Merkle trees and build systems

Posted Jun 7, 2020 12:10 UTC (Sun) by mathstuf (subscriber, #69389) [Link] (9 responses)

I wonder if anything ever came of this: <https://www.youtube.com/watch?v=bbTxdzbjv7I>. Sorry, I don't have a repo link for it.

Merkle trees and build systems

Posted Jun 8, 2020 3:38 UTC (Mon) by pabs (subscriber, #43278) [Link] (3 responses)

This talk reminds me of how modern backup systems like restic and borg store filesystems; similar to git but without the commit hash chain (just independent snapshots) and with an additional layer of splitting files into chunks using rolling hashes.

Sadly the restic storage design misses out splitting directories into chunks of filenames, which means that there is some inefficiency around directories with many files in them.

I wonder when git is going to adopt the file chunking stuff.

Merkle trees and build systems

Posted Jun 8, 2020 4:07 UTC (Mon) by pabs (subscriber, #43278) [Link]

Ah, I see why it seemed familiar, the speaker mentions (31:40) that he stole most of the design for OCIv2 from restic.

Merkle trees and build systems

Posted Jun 8, 2020 12:19 UTC (Mon) by mathstuf (subscriber, #69389) [Link] (1 responses)

Are they always stored as a single object then I assume? I wonder if statistics on how large directory blobs are in a repository could be made. I doubt they tend to approach normal chunk sizes often which means that, statistically, you're unlikely to find a chunk boundary in a directory blob in the first place.

Merkle trees and build systems

Posted Jun 8, 2020 12:30 UTC (Mon) by pabs (subscriber, #43278) [Link]

Some details are in this bug:

https://github.com/restic/restic/issues/2446

Merkle trees and build systems

Posted Jun 8, 2020 3:44 UTC (Mon) by pabs (subscriber, #43278) [Link]

Website and git for the project:

https://umo.ci/ https://github.com/openSUSE/umoci

Merkle trees and build systems

Posted Jun 17, 2020 1:02 UTC (Wed) by cyphar (subscriber, #110703) [Link] (3 responses)

We are currently going through a more formalised specification process to hopefully get a properly specified version of the scheme I outlined in my talk. While the final scheme might not be the same as the one I outlined (which should be unsurprising given I hacked it together pretty last-minute), the general design should be similar. Unfortunately it will certainly be some time before we can point to production users of such a system.

Merkle trees and build systems

Posted Jun 17, 2020 1:54 UTC (Wed) by Cyberax (✭ supporter ✭, #52523) [Link] (1 responses)

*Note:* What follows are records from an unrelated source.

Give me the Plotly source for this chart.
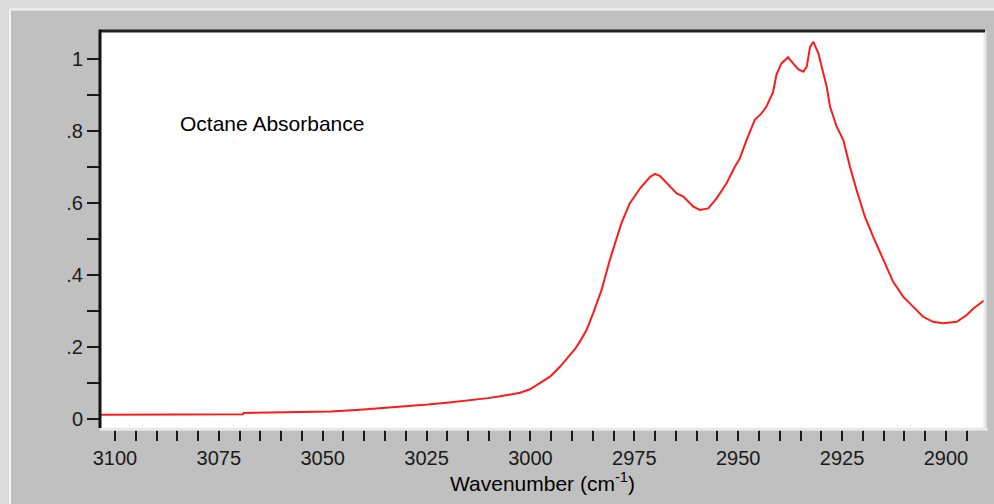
import plotly.graph_objects as go

# Wavenumber (cm^-1) and absorbance
wavenumber = [3103.6, 3069.2, 3069.0, 3048.0, 3041.0, 3031.4, 3024.7, 3019.6, 3013.8,
              3010.2, 3007.3, 3004.9, 3002.5, 3000.1, 2997.7, 2995.3, 2992.9, 2990.5,
              2989.3, 2988.1, 2986.5, 2984.9, 2982.9, 2980.9, 2979.7, 2978.1, 2976.1,
              2973.6, 2971.2, 2970.0, 2968.8, 2966.4, 2964.8, 2963.2, 2960.8, 2959.2,
              2957.2, 2955.2, 2952.8, 2950.8, 2949.6, 2948.0, 2946.0, 2944.4, 2943.2,
              2941.6, 2940.8, 2939.6, 2938.0, 2936.8, 2935.5, 2934.3, 2933.5, 2932.7,
              2931.9, 2930.7, 2929.9, 2928.7, 2927.9, 2926.3, 2924.7, 2923.1, 2921.5,
              2919.5, 2917.5, 2915.1, 2912.7, 2910.3, 2907.9, 2905.5, 2903.1, 2900.7,
              2897.4, 2895.0, 2893.4, 2891.4, 2890.6]
absorbance = [0.012, 0.013, 0.0165, 0.021, 0.026, 0.034, 0.040, 0.046, 0.053,
              0.058, 0.063, 0.069, 0.073, 0.0825, 0.100, 0.1175, 0.145, 0.178,
              0.194, 0.215, 0.247, 0.294, 0.358, 0.442, 0.488, 0.544, 0.599,
              0.641, 0.673, 0.681, 0.675, 0.645, 0.627, 0.618, 0.590, 0.581,
              0.585, 0.613, 0.655, 0.701, 0.724, 0.775, 0.831, 0.849, 0.868,
              0.909, 0.956, 0.988, 1.005, 0.988, 0.971, 0.965, 0.979, 1.034,
              1.048, 1.016, 0.979, 0.923, 0.868, 0.812, 0.775, 0.701, 0.636,
              0.562, 0.506, 0.442, 0.381, 0.340, 0.312, 0.284, 0.270, 0.266,
              0.270, 0.289, 0.307, 0.326, 0.331]

y_tickvals = [0, 0.2, 0.4, 0.6, 0.8, 1.0]
y_ticktext = ["0", ".2", ".4", ".6", ".8", "1"]
x_tickvals = [3100, 3075, 3050, 3025, 3000, 2975, 2950, 2925, 2900]
x_ticktext = ["3100", "3075", "3050", "3025", "3000", "2975", "2950", "2925", "2900"]

FONT = "Liberation Sans, Arial, sans-serif"

fig = go.Figure()
fig.add_trace(go.Scatter(x=wavenumber, y=absorbance, mode="lines",
                         line=dict(color="#ff1a1a", width=2), hoverinfo="skip"))

fig.update_layout(
    width=994, height=504,
    margin=dict(l=100, r=9, t=31, b=76),
    paper_bgcolor="#c0c0c0",
    plot_bgcolor="#ffffff",
    showlegend=False,
    font=dict(family=FONT, size=20, color="#1a1a1a"),
    xaxis=dict(
        range=[3103.6, 2890.6], autorange=False,
        tickvals=x_tickvals, ticktext=x_ticktext,
        ticks="outside", ticklen=12, tickwidth=2, tickcolor="#1a1a1a",
        minor=dict(dtick=5, tick0=3100, ticks="outside", ticklen=12, tickwidth=2, tickcolor="#1a1a1a"),
        showgrid=False, zeroline=False, showline=False,
        tickfont=dict(size=20, family=FONT, color="#1a1a1a"),
        title=dict(text="Wavenumber (cm<sup>-1</sup>)", font=dict(size=21, family=FONT, color="#000"),
                   standoff=7),
        automargin=False,
    ),
    yaxis=dict(
        range=[-0.025, 1.078], autorange=False,
        tickvals=y_tickvals, ticktext=y_ticktext,
        ticks="outside", ticklen=12, tickwidth=2, tickcolor="#1a1a1a",
        minor=dict(dtick=0.1, tick0=0, ticks="outside", ticklen=12, tickwidth=2, tickcolor="#1a1a1a"),
        showgrid=False, zeroline=False, showline=False,
        tickfont=dict(size=20, family=FONT, color="#1a1a1a"),
        automargin=False,
    ),
    annotations=[dict(text="Octane Absorbance", x=3084.8, y=0.82, xref="x", yref="y",
                      xanchor="left", yanchor="middle", showarrow=False,
                      font=dict(size=21, family=FONT, color="#000"))],
    shapes=[
        # outer light strips (left and top)
        dict(type="rect", xref="paper", yref="paper", x0=-0.12, x1=-0.1017, y0=-0.2, y1=1.08,
             fillcolor="#dcdcdc", line=dict(width=0), layer="below"),
        dict(type="rect", xref="paper", yref="paper", x0=-0.12, x1=1.02, y0=1.054, y1=1.08,
             fillcolor="#dcdcdc", line=dict(width=0), layer="below"),
        dict(type="line", xref="paper", yref="paper", x0=-0.1017, x1=-0.1017, y0=-0.2, y1=1.054,
             line=dict(color="#f4f4f4", width=2), layer="below"),
        dict(type="line", xref="paper", yref="paper", x0=-0.1017, x1=1.02, y0=1.054, y1=1.054,
             line=dict(color="#f4f4f4", width=2), layer="below"),
        # sunken plot frame
        dict(type="line", xref="paper", yref="paper", x0=1.0, x1=1.0, y0=-0.004, y1=1.0,
             line=dict(color="#e8e8e8", width=3)),
        dict(type="line", xref="paper", yref="paper", x0=0, x1=1.003, y0=-0.003, y1=-0.003,
             line=dict(color="#e8e8e8", width=3)),
        dict(type="line", xref="paper", yref="paper", x0=-0.001, x1=1.0, y0=1.0, y1=1.0,
             line=dict(color="#202020", width=3)),
        dict(type="line", xref="paper", yref="paper", x0=0, x1=0, y0=0, y1=1.003,
             line=dict(color="#111111", width=3)),
    ],
)

fig.write_html("out.html",
               config={"displayModeBar": False},
               post_script="document.body.style.margin='0';document.body.style.background='#c0c0c0';")
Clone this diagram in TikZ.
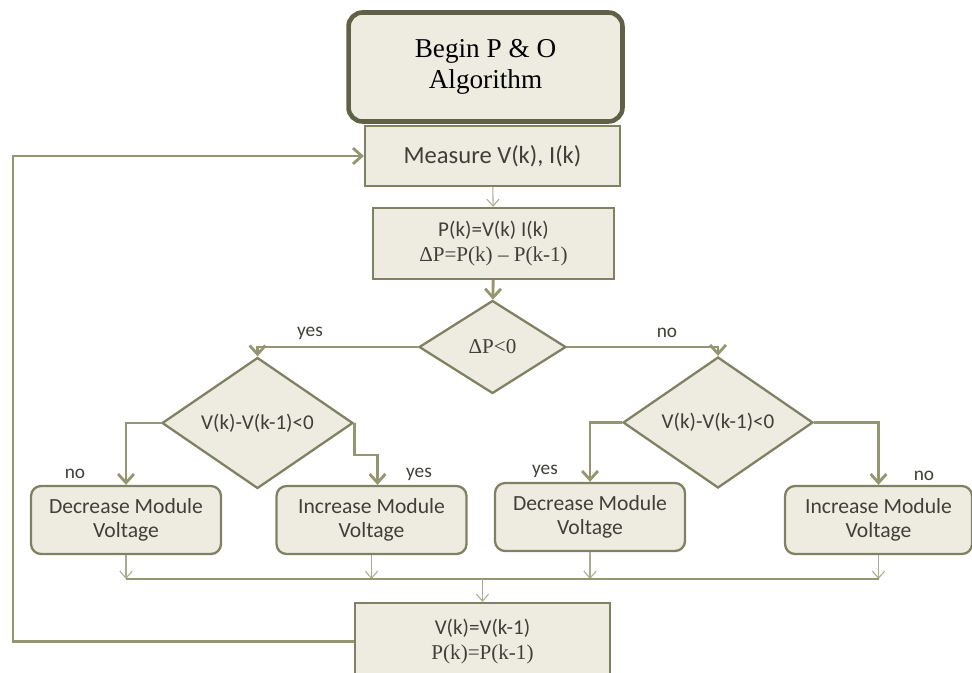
\documentclass[tikz,border=0pt]{standalone}
\usepackage{fontspec}
\setmainfont{Liberation Serif}
\setsansfont{Carlito}
\usepackage{tikz}
\usetikzlibrary{arrows.meta,positioning,shapes.geometric}
\definecolor{tan}{RGB}{238,236,225}
\definecolor{olive}{RGB}{148,150,112}
\definecolor{rim}{RGB}{128,128,98}
\definecolor{darkrim}{RGB}{96,96,70}
\definecolor{ink}{RGB}{64,64,56}
\begin{document}
\begin{tikzpicture}
			[x=0.02cm,y=-0.02cm,
			box/.style={shape=rectangle,draw=rim,fill=tan,line width=1.3pt,
				inner sep=0pt,align=center,text=ink,font=\fontsize{12pt}{14pt}\selectfont},
			rbox/.style={box,rounded corners=0.2cm,minimum width=3.8cm,minimum height=1.36cm,
				font=\sffamily\fontsize{12.3pt}{14pt}\selectfont},
			test/.style={shape=diamond,draw=rim,fill=tan,line width=1.3pt,inner sep=0pt,
				text=ink,minimum width=3.82cm,minimum height=1.84cm},
			lbl/.style={text=ink,font=\sffamily\fontsize{11pt}{13pt}\selectfont},
			arc/.style={draw=olive,line width=1.6pt,-{Straight Barb[length=5pt,width=9pt,line width=1.6pt]}},
			thin/.style={draw=olive!80,line width=0.6pt,-{Straight Barb[length=4pt,width=7pt]}},
			bus/.style={draw=olive,line width=1.6pt}]
			\useasboundingbox (0,0) rectangle (972,672);
			\node (begin) [box,draw=darkrim,line width=2.6pt,rounded corners=0.28cm,
				minimum width=5.48cm,minimum height=2.18cm,text=black,
				font=\fontsize{15.5pt}{18pt}\selectfont] at (485.5,67) {Begin P \& O\\Algorithm};
			\node (measure) [box,minimum width=5.1cm,minimum height=1.2cm,
				font=\sffamily\fontsize{14pt}{16pt}\selectfont] at (492.5,156) {Measure V(k), I(k)};
			\node (power) [box,minimum width=4.82cm,minimum height=1.42cm] at (493.5,243.5)
				{{\sffamily P(k)=V(k) I(k)}\\ΔP=P(k) – P(k-1)};
			
			\node (dp) [test,minimum width=2.94cm,minimum height=1.86cm,
				font=\fontsize{12pt}{14pt}\selectfont] at (492.5,347) {ΔP<0};
			\node (dl) [test,font=\sffamily\fontsize{12pt}{14pt}\selectfont] at (257.5,423) {V(k)-V(k-1)<0};
			\node (dr) [test,minimum width=3.8cm,font=\sffamily\fontsize{12pt}{14pt}\selectfont] at (718,422.5) {V(k)-V(k-1)<0};
			
			\node (b1) [rbox] at (126,520) {Decrease Module\\Voltage};
			\node (b2) [rbox] at (371.5,520) {Increase Module\\Voltage};
			\node (b3) [rbox] at (590,517) {Decrease Module\\Voltage};
			\node (b4) [rbox,minimum width=3.74cm] at (878.5,520) {Increase Module\\Voltage};
			
			\node (final) [box,minimum width=5.1cm,minimum height=1.54cm] at (482.5,641.5)
				{{\sffamily V(k)=V(k-1)}\\P(k)=P(k-1)};
			
			\node (yes0) [lbl] at (310,333) {yes};
			\node (no0) [lbl] at (667,333) {no};
			\node (no1) [lbl] at (75,474) {no};
			\node (yes1) [lbl] at (419,474) {yes};
			\node (yes2) [lbl] at (545,471) {yes};
			\node (no2) [lbl] at (924,476) {no};
			
			\coordinate (busl) at (126,579);
			\coordinate (busr) at (879,579);
			\coordinate (loop) at (13,156);
			
			\draw [thin] (measure) to (power);
			\draw [arc] (power) to (dp);
			\draw [arc] (dp.west) -| (dl.north);
			\draw [arc] (dp.east) -| (dr.north);
			\draw [arc] (dl.west) -| (b1.north);
			\draw [arc] (dl.east) -- ++(0,32) -| ([xshift=0.12cm]b2.north);
			\draw [arc] (dr.west) -| (b3.north);
			\draw [arc] (dr.east) -| (b4.north);
			\draw [thin] (b1.south) to (b1.south |- busl);
			\draw [thin] (b2.south) to (b2.south |- busl);
			\draw [thin] (b3.south) to (b3.south |- busl);
			\draw [thin] (b4.south) to (b4.south |- busl);
			\draw [bus] (busl) to (busr);
			\draw [thin] (final.north |- busl) to (final.north);
			\draw [arc] (final.west) -| (loop) to (measure.west);
			\end{tikzpicture}
\end{document}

All the ideas there are great!

But will Docker (or Moby or whatever they'll be called in a week) implement them?

Merkle trees and build systems

Posted Jun 17, 2020 5:28 UTC (Wed) by cyphar (subscriber, #110703) [Link]

Well, Docker has *finally* implemented OCI image support (which just boiled down to supporting the metadata blobs, since the layer blobs were designed to be identical between the Docker v2.2 image format and the OCIv1 image specification). So it's entirely possible they'll support the extensions we're working on, but I wouldn't hold out hope that it would be a quick transition. containerd and podman/cri-o will probably pick them up faster (though I think podman/cri-o will require more extensive changes to their storage internals since they're based on Docker's graphdriver code).

Merkle trees and build systems

Posted Jun 17, 2020 11:36 UTC (Wed) by pabs (subscriber, #43278) [Link]

This seems kind of similar to ostree, have you considered just using that?

Merkle trees and build systems

Posted Jun 9, 2020 3:16 UTC (Tue) by bergwolf (guest, #55931) [Link] (1 responses)

> I'm really disgusted by Dockerfiles

Could you elaborate a bit why you dislike Dockerfiles?

Merkle trees and build systems

Posted Jun 9, 2020 3:27 UTC (Tue) by Cyberax (✭ supporter ✭, #52523) [Link]

Mostly because they _pretend_ to be declarative descriptions of the resulting image, while introducing subtle non-reproducible bugs.

Just take a typical Dockerfile from Github: https://github.com/wurstmeister/kafka-docker/blob/master/... - this is random example from using their code search function.

You can see that it does: "apk add --no-cache bash curl jq docker" - basically installs the most recent available version of packages, without any notion of "lockfiles".